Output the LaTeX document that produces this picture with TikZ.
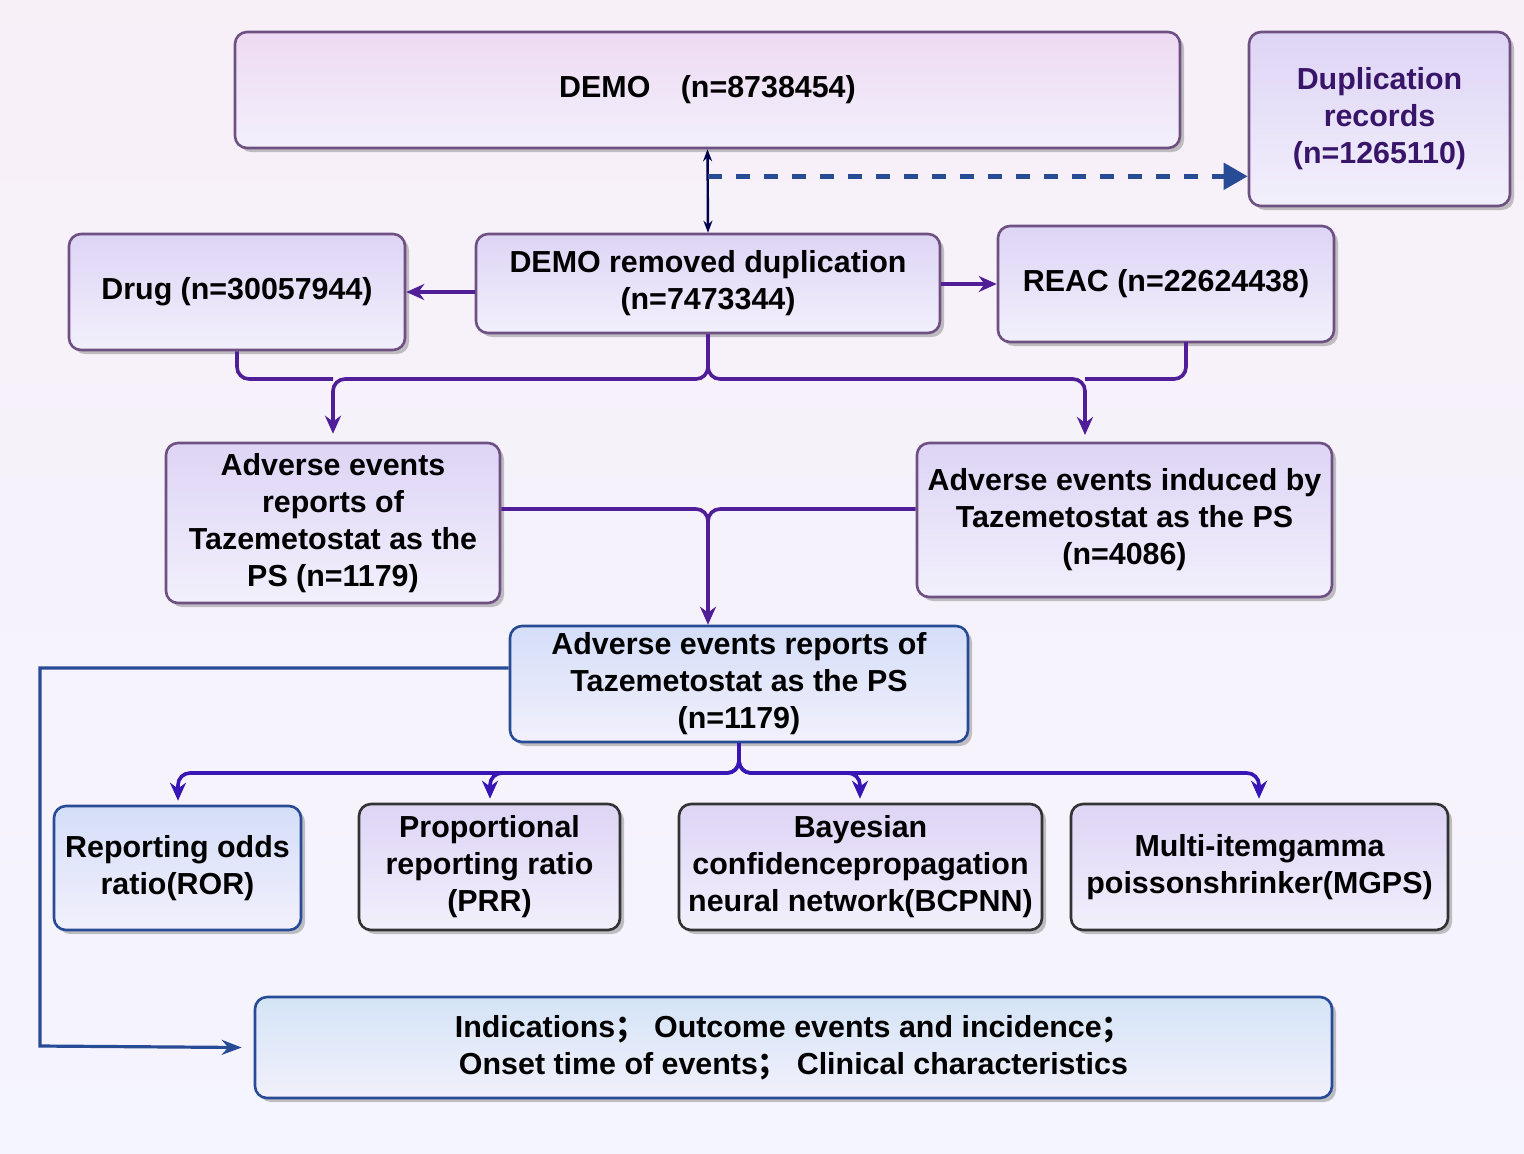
\documentclass[tikz,border=0pt]{standalone}
\usepackage{fontspec}
\setmainfont{Liberation Sans}
\newfontfamily\cjk{Noto Sans CJK SC}
\usetikzlibrary{shadows,arrows.meta,calc}
\definecolor{pl}{RGB}{80,30,150}
\definecolor{bl}{RGB}{40,75,150}
\definecolor{bd}{RGB}{110,80,130}
\definecolor{ft}{RGB}{222,212,245}
\definecolor{fb}{RGB}{242,240,252}
\definecolor{pt}{RGB}{238,218,242}
\definecolor{bt}{RGB}{212,222,248}
\definecolor{ct}{RGB}{212,228,246}
\begin{document}
\begin{tikzpicture}[x=0.5pt,y=-0.5pt,
  box/.style={draw=#1,line width=1.3pt,rounded corners=6pt,align=center,
    font=\bfseries\fontsize{15.2}{18.5}\selectfont,inner sep=1pt,
    drop shadow={shadow xshift=2pt,shadow yshift=-2pt,fill=black!40,opacity=.6}},
  pbox/.style={box=bd,top color=pt,bottom color=fb},
  ibox/.style={box=bd,top color=ft,bottom color=fb},
  bbox/.style={box=bl,top color=bt,bottom color=fb},
  pline/.style={draw=pl,line width=1.8pt,rounded corners=6pt},
  pa/.style={pline,-{Stealth[length=9pt,width=8pt]}},
  bline/.style={draw=bl,line width=1.6pt},
]
\fill[top color=violet!6,bottom color=blue!4!white] (0,0) rectangle (1524,1153);
\useasboundingbox (0,0) rectangle (1524,1153);

\node[pbox,minimum width=472.5pt,minimum height=58pt] (demo) at (707.5,90) {DEMO\quad(n=8738454)};
\node[ibox,minimum width=130.5pt,minimum height=87pt,text=pl!70!black] (dup) at (1379.5,119) {Duplication\\records\\(n=1265110)};
\node[ibox,minimum width=232pt,minimum height=49.5pt] (rem) at (708,283.5) {DEMO removed duplication\\(n=7473344)};
\node[ibox,minimum width=168pt,minimum height=58pt] (drug) at (237,292) {Drug (n=30057944)};
\node[ibox,minimum width=168pt,minimum height=58pt] (reac) at (1166,284) {REAC (n=22624438)};
\node[ibox,minimum width=167pt,minimum height=80pt] (ael) at (333,523) {Adverse events\\reports of\\Tazemetostat as the\\PS (n=1179)};
\node[ibox,minimum width=207.5pt,minimum height=77pt] (aer) at (1124.5,520) {Adverse events induced by\\Tazemetostat as the PS\\(n=4086)};
\node[bbox,minimum width=229pt,minimum height=58pt] (aec) at (739,684) {Adverse events reports of\\Tazemetostat as the PS\\(n=1179)};
\node[bbox,minimum width=123.5pt,minimum height=62pt] (ror) at (177.5,868) {Reporting odds\\ratio(ROR)};
\node[ibox,draw=black!80,minimum width=130.5pt,minimum height=63pt] (prr) at (489.5,867) {Proportional\\reporting ratio\\(PRR)};
\node[ibox,draw=black!80,minimum width=181.5pt,minimum height=63pt] (bcp) at (860.5,867) {Bayesian\\confidencepropagation\\neural network(BCPNN)};
\node[ibox,draw=black!80,minimum width=188.5pt,minimum height=63pt] (mgps) at (1259.5,867) {Multi-itemgamma\\poissonshrinker(MGPS)};
\node[bbox,top color=ct,bottom color=fb,minimum width=538.5pt,minimum height=50.5pt] (bot) at (793.5,1047.5) {Indications{\cjk ；}\ Outcome events and incidence{\cjk ；}\\Onset time of events{\cjk ；}\ Clinical characteristics};

% top
\draw[line width=1.2pt,draw=blue!30!black,{Stealth[length=6pt]}-{Stealth[length=6pt]}] (demo.south) -- (rem.north);
\coordinate (d0) at ($(demo.south)+(0,27)$);
\draw[bl,line width=2.5pt,dash pattern=on 7pt off 7pt,-{Triangle[length=12pt,width=13pt]}] (d0) -- (d0 -| dup.west);
\draw[pa] (rem.west |- drug.east) -- (drug.east);
\draw[pa] (rem.east |- reac.west) -- (reac.west);
% merge
\coordinate (jy) at (0,379);
\draw[pline] (drug.south) |- (ael.north |- jy) ;
\draw[pa] (rem.south) |- (ael.north |- jy) -- ($(ael.north)+(0,-8)$);
\draw[pline] (1186,342) |- (1085,379);
\draw[pa] (rem.south) |- (1085,379) -- (1085,435);
\draw[pline] (ael.east |- 0,509) -| (708,600);
\draw[pa] (aer.west |- 0,509) -| (aec.north -| 708,0) ;
% left
\coordinate (lc) at (40,1046);
\draw[bline,-{Stealth[length=10pt]}] (aec.west |- 0,668) -| (lc) -- ($(bot.west)+(-12,0)$);
% methods
\foreach \n/\x in {ror/178,prr/490,bcp/860,mgps/1259}{
  \draw[pa,draw=pl!70!blue] (aec.south) |- (\x,773) -- ($(\n.north -| \x,0)+(0,-4)$);
}
\end{tikzpicture}
\end{document}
-----
Exercise instructions ▸ All the lines above are to be given again exactly as they read, with the pictures removed.

Answer to this task ▸
Output the LaTeX document that produces this picture with TikZ.
\documentclass[tikz,border=0pt]{standalone}
\usepackage{fontspec}
\setmainfont{Liberation Sans}
\newfontfamily\cjk{Noto Sans CJK SC}
\usetikzlibrary{shadows,arrows.meta,calc}
\definecolor{pl}{RGB}{80,30,150}
\definecolor{bl}{RGB}{40,75,150}
\definecolor{bd}{RGB}{110,80,130}
\definecolor{ft}{RGB}{222,212,245}
\definecolor{fb}{RGB}{242,240,252}
\definecolor{pt}{RGB}{238,218,242}
\definecolor{bt}{RGB}{212,222,248}
\definecolor{ct}{RGB}{212,228,246}
\begin{document}
\begin{tikzpicture}[x=0.5pt,y=-0.5pt,
  box/.style={draw=#1,line width=1.3pt,rounded corners=6pt,align=center,
    font=\bfseries\fontsize{15.2}{18.5}\selectfont,inner sep=1pt,
    drop shadow={shadow xshift=2pt,shadow yshift=-2pt,fill=black!40,opacity=.6}},
  pbox/.style={box=bd,top color=pt,bottom color=fb},
  ibox/.style={box=bd,top color=ft,bottom color=fb},
  bbox/.style={box=bl,top color=bt,bottom color=fb},
  pline/.style={draw=pl,line width=1.8pt,rounded corners=6pt},
  pa/.style={pline,-{Stealth[length=9pt,width=8pt]}},
  bline/.style={draw=bl,line width=1.6pt},
]
\fill[top color=violet!6,bottom color=blue!4!white] (0,0) rectangle (1524,1153);
\useasboundingbox (0,0) rectangle (1524,1153);

\node[pbox,minimum width=472.5pt,minimum height=58pt] (demo) at (707.5,90) {DEMO\quad(n=8738454)};
\node[ibox,minimum width=130.5pt,minimum height=87pt,text=pl!70!black] (dup) at (1379.5,119) {Duplication\\records\\(n=1265110)};
\node[ibox,minimum width=232pt,minimum height=49.5pt] (rem) at (708,283.5) {DEMO removed duplication\\(n=7473344)};
\node[ibox,minimum width=168pt,minimum height=58pt] (drug) at (237,292) {Drug (n=30057944)};
\node[ibox,minimum width=168pt,minimum height=58pt] (reac) at (1166,284) {REAC (n=22624438)};
\node[ibox,minimum width=167pt,minimum height=80pt] (ael) at (333,523) {Adverse events\\reports of\\Tazemetostat as the\\PS (n=1179)};
\node[ibox,minimum width=207.5pt,minimum height=77pt] (aer) at (1124.5,520) {Adverse events induced by\\Tazemetostat as the PS\\(n=4086)};
\node[bbox,minimum width=229pt,minimum height=58pt] (aec) at (739,684) {Adverse events reports of\\Tazemetostat as the PS\\(n=1179)};
\node[bbox,minimum width=123.5pt,minimum height=62pt] (ror) at (177.5,868) {Reporting odds\\ratio(ROR)};
\node[ibox,draw=black!80,minimum width=130.5pt,minimum height=63pt] (prr) at (489.5,867) {Proportional\\reporting ratio\\(PRR)};
\node[ibox,draw=black!80,minimum width=181.5pt,minimum height=63pt] (bcp) at (860.5,867) {Bayesian\\confidencepropagation\\neural network(BCPNN)};
\node[ibox,draw=black!80,minimum width=188.5pt,minimum height=63pt] (mgps) at (1259.5,867) {Multi-itemgamma\\poissonshrinker(MGPS)};
\node[bbox,top color=ct,bottom color=fb,minimum width=538.5pt,minimum height=50.5pt] (bot) at (793.5,1047.5) {Indications{\cjk ；}\ Outcome events and incidence{\cjk ；}\\Onset time of events{\cjk ；}\ Clinical characteristics};

% top
\draw[line width=1.2pt,draw=blue!30!black,{Stealth[length=6pt]}-{Stealth[length=6pt]}] (demo.south) -- (rem.north);
\coordinate (d0) at ($(demo.south)+(0,27)$);
\draw[bl,line width=2.5pt,dash pattern=on 7pt off 7pt,-{Triangle[length=12pt,width=13pt]}] (d0) -- (d0 -| dup.west);
\draw[pa] (rem.west |- drug.east) -- (drug.east);
\draw[pa] (rem.east |- reac.west) -- (reac.west);
% merge
\coordinate (jy) at (0,379);
\draw[pline] (drug.south) |- (ael.north |- jy) ;
\draw[pa] (rem.south) |- (ael.north |- jy) -- ($(ael.north)+(0,-8)$);
\draw[pline] (1186,342) |- (1085,379);
\draw[pa] (rem.south) |- (1085,379) -- (1085,435);
\draw[pline] (ael.east |- 0,509) -| (708,600);
\draw[pa] (aer.west |- 0,509) -| (aec.north -| 708,0) ;
% left
\coordinate (lc) at (40,1046);
\draw[bline,-{Stealth[length=10pt]}] (aec.west |- 0,668) -| (lc) -- ($(bot.west)+(-12,0)$);
% methods
\foreach \n/\x in {ror/178,prr/490,bcp/860,mgps/1259}{
  \draw[pa,draw=pl!70!blue] (aec.south) |- (\x,773) -- ($(\n.north -| \x,0)+(0,-4)$);
}
\end{tikzpicture}
\end{document}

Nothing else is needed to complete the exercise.